Jika keluarga lain mengucapkan selamat ulang tahun atau hari ibu, tidak sama sekali di keluarga kami. Saat berpisah hanya mencium tangan mereka. Aku belum pernah merasakan dicium keningku oleh bapak atau ibu. Miris ya :( untuk mendahului pun aku juga malu. Karena kita tidak dibiasakan sejak kecil. Begitu juga kakak-kakakku, juga tak ada yang terbuka perihal perasaannya. Aku kadang iri melihat keluarga-keluarga di luar sana yang terlihat begitu hangatnya berpegangan tangan atau berpelukan. 

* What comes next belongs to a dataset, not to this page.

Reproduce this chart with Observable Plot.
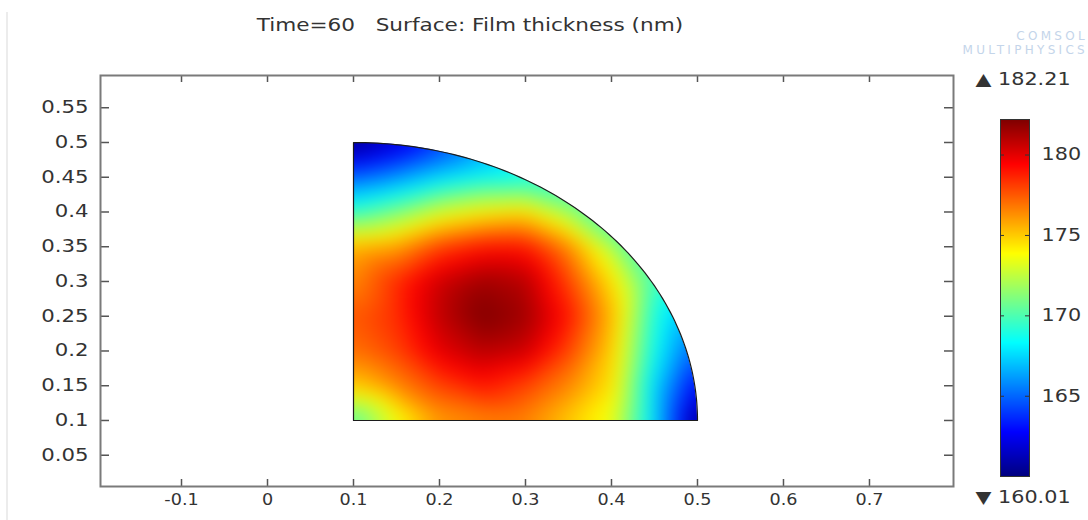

Malam kemarin sebelum tidur, ada sebuah pikiran masuk dengan sendirinya. Ada suara dari diriku sendiri. Suara itu bilang seperti ini, kelak anak-anakmu tidak hanya membutuhkan uang, sandang, pangan, papan, atau sekolah tinggi. Karena sebenarnya itu semua hanyalah pelengkap untuk pendidikan anak. Dasar pendidikan yang sebenarnya adalah ketika pelajaran dari orangtua sendiri. Bagaimana orangtua mengajari kasih sayang, bersikap lembut, memanajemen diri, dan lainnya. 

Orangtua harus bisa menjadi teman, pendengar untuk anak-anaknya. Sehingga anak-anaknya tidak mencari perhatian di luar rumahnya. Maka dari itu, sering aku berbicara dengan diriku sendiri, mulai sekarang belajar untuk mendengar, ya. Tidak hanya menggunakan telinga, tapi juga hati. Kelak ada cerita-cerita menakjubkan dari suami dan anak-anakku yang harus didengar. Ada hati mereka yang harus aku rengkuh dengan kasih sayang. Ada tangan yang harus aku genggam kuat, menguatkannya pada segala pelik kehidupan.

(Calon) istri dan (calon) Ibumu ini sedang belajar banyak hal sebelum bertemu dengan kalian.